The second is the attempt by the Chief Minister to blame everybody else for the problem. If Mrs Carnell was a decent manager and was honest in the way she approached her work she would accept the responsibility for her failure and among these documents that have been circulated with the Bill we would find her resignation. This Chief Minister and Treasurer holds the record for the largest overrun ever. It is $14m so far, Mr Speaker. She has the belt. She has the trophy on the mantelpiece, and she can keep it, Mr Speaker, because I do not think anybody will be trying to knock her off her perch on this one. This is an overrun of monstrous proportions when you bear in mind what was anticipated in the budget. Mrs Carnell was very keen to criticise other governments in relation to those matters that they could anticipate. She built all of those into her budget and still overran by $14m. Of course, she blames everybody else. She says that it is not her fault. Mr Speaker, I think the Estimates Committee process will uncover those issues.

Mr Speaker, we have to go back to whether the budget was wrong in the first place. Did the Chief Minister and Treasurer set the wrong parameters? Something is wrong and we have to uncover the facts. This is a far cry, Mr Speaker, from the honeyed promises that we have had in the past. Where are the 50 beds amongst all of this? She could not afford to do it, apparently. Mr Speaker, the promise was a phoney and the budget was a phoney as well. Where will the money come from? Who suffers as a result? Will it mean that capital works projects do not go ahead? Will it mean, Mr Speaker, that there will be fewer jobs out there in the business sector, particularly the small business sector, because of Mrs Carnell's inability to manage the health budget?
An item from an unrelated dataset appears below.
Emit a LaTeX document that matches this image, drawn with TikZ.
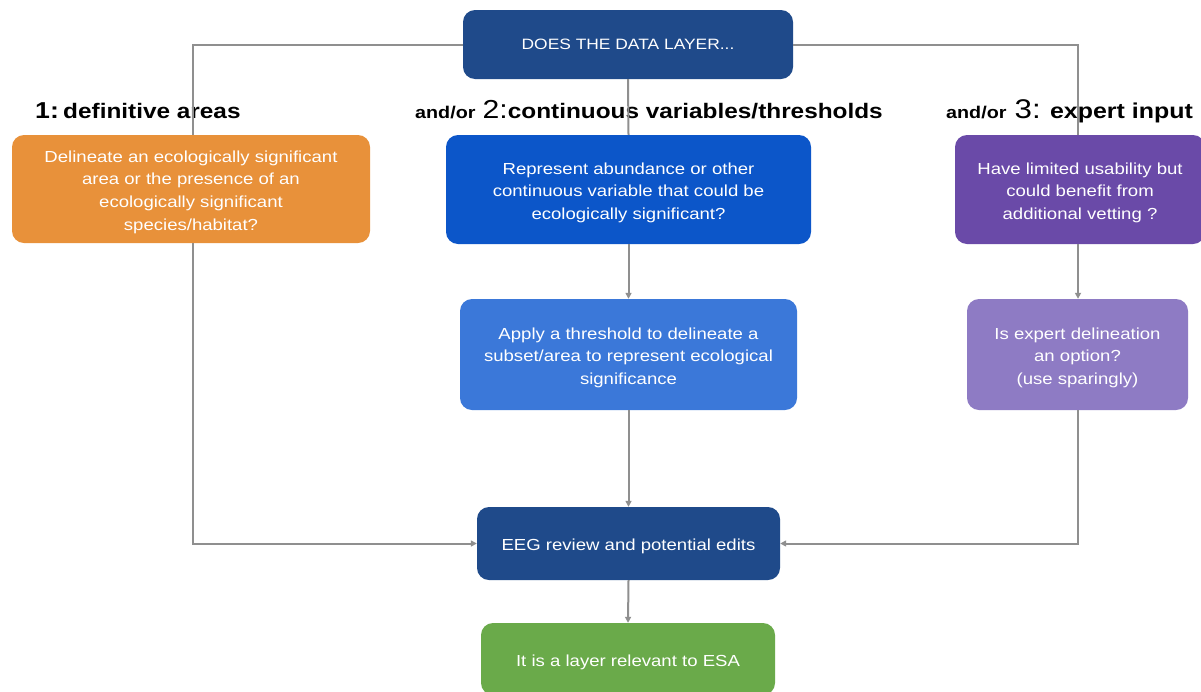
\documentclass[tikz,border=0pt]{standalone}
\usepackage{fontspec}
\setmainfont{Liberation Sans}[FakeStretch=1.16]
\usetikzlibrary{arrows.meta}
\definecolor{navy}{HTML}{1F4A8A}
\definecolor{orng}{HTML}{E8913A}
\definecolor{blueA}{HTML}{0C56C9}
\definecolor{blueB}{HTML}{3B78D9}
\definecolor{purpA}{HTML}{6A4AA8}
\definecolor{purpB}{HTML}{8E7BC4}
\definecolor{grn}{HTML}{6AAA4A}
\definecolor{conn}{HTML}{8F8F8F}
\newcommand{\toppad}{\rule{0pt}{18pt}}
\tikzset{
  box/.style={rounded corners=12pt, text=white, align=center, inner sep=0pt,
    font=\fontsize{16}{22.7}\selectfont},
  link/.style={draw=conn, line width=2pt},
  arr/.style={link, -{Triangle[length=6pt,width=6pt]}},
  lab/.style={anchor=base west, inner sep=0pt, text=black},
}
\begin{document}
\begin{tikzpicture}[x=1pt,y=-1pt]
\useasboundingbox[fill=white] (0,0) rectangle (1201,691);
\coordinate (cl) at (193,44.5);
\coordinate (cr) at (1078,44.5);
\coordinate (bl) at (193,543.5);
\coordinate (br) at (1078,543.5);
% boxes
\node[box, fill=navy, minimum width=330pt, minimum height=69pt, font=\fontsize{15}{20}\selectfont] (top) at (628,44.5) {DOES THE DATA LAYER...};
\node[box, fill=orng, minimum width=358pt, minimum height=108pt] (orange) at (191,189) {\toppad Delineate an ecologically significant\\area or the presence of an\\ecologically significant\\species/habitat?};
\node[box, fill=blueA, minimum width=365pt, minimum height=109pt] (cont) at (628.5,189.5) {\toppad Represent abundance or other\\continuous variable that could be\\ecologically significant?};
\node[box, fill=purpA, minimum width=250pt, minimum height=109pt] (lim) at (1080,189.5) {\toppad Have limited usability but\\could benefit from\\additional vetting ?};
\node[box, fill=blueB, minimum width=337pt, minimum height=111pt] (thr) at (628.5,354.5) {\toppad Apply a threshold to delineate a\\subset/area to represent ecological\\significance};
\node[box, fill=purpB, minimum width=221pt, minimum height=111pt] (exp) at (1077.5,354.5) {\toppad Is expert delineation\\an option?\\(use sparingly)};
\node[box, fill=navy, minimum width=303pt, minimum height=73pt] (eeg) at (628.5,543.5) {\toppad EEG review and potential edits};
\node[box, fill=grn, minimum width=294pt, minimum height=72pt] (esa) at (628,659) {\toppad It is a layer relevant to ESA};
% labels
\node[lab] (l1) at (35,118) {{\bfseries\fontsize{23}{23}\selectfont 1:} {\bfseries\fontsize{21}{21}\selectfont definitive areas}};
\node[lab] (l2) at (415,118) {{\bfseries\fontsize{17}{17}\selectfont and/or}\hspace{4pt} {\fontsize{26}{26}\selectfont 2:}{\bfseries\fontsize{21}{21}\selectfont continuous variables/thresholds}};
\node[lab] (l3) at (946,118) {{\bfseries\fontsize{17}{17}\selectfont and/or}\hspace{5pt} {\fontsize{27}{27}\selectfont 3:}\hspace{5pt} {\bfseries\fontsize{21.5}{21}\selectfont expert input}};
% connectors
\draw[link] (top.west) -- (cl) -- (cl |- orange.north);
\draw[link] (top.east) -- (cr) -- (cr |- lim.north);
\draw[link] (top.south) -- (cont.north);
\draw[arr] (cont.south) -- (thr.north);
\draw[arr] (thr.south) -- (eeg.north);
\draw[arr] (cr |- lim.south) -- (cr |- exp.north);
\draw[arr] (bl |- orange.south) -- (bl) -- (eeg.west);
\draw[arr] (br |- exp.south) -- (br) -- (eeg.east);
\draw[arr] (eeg.south) -- (esa.north);
\end{tikzpicture}
\end{document}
This Minister has already been censured for her management of the health budget and she is back in here again begging for more money to cover up her own incompetence. What we have to determine is whether the right cuts are made in other areas. We have to uncover whether or not the health budget should have been addressed differently. For two years Mrs Carnell has been saying that she has the answers. I think this is an indictment. I think this clearly sends the message. I do not think she has the answers. She has a little bit further to go.

It looks to me as though Mrs Carnell does not even know the right questions to ask, and that, in a sense, makes this a sad day for the ACT. This is an admission that Mrs Carnell has failed as a Minister for Health. It will be pointed out that she has failed as a Treasurer in making this admission and bringing this document to the Assembly. That the Chief Minister has not attached her resignation to this Bill is a disgrace. Nobody before has tried this sort of a stunt. We are not being offered a solution.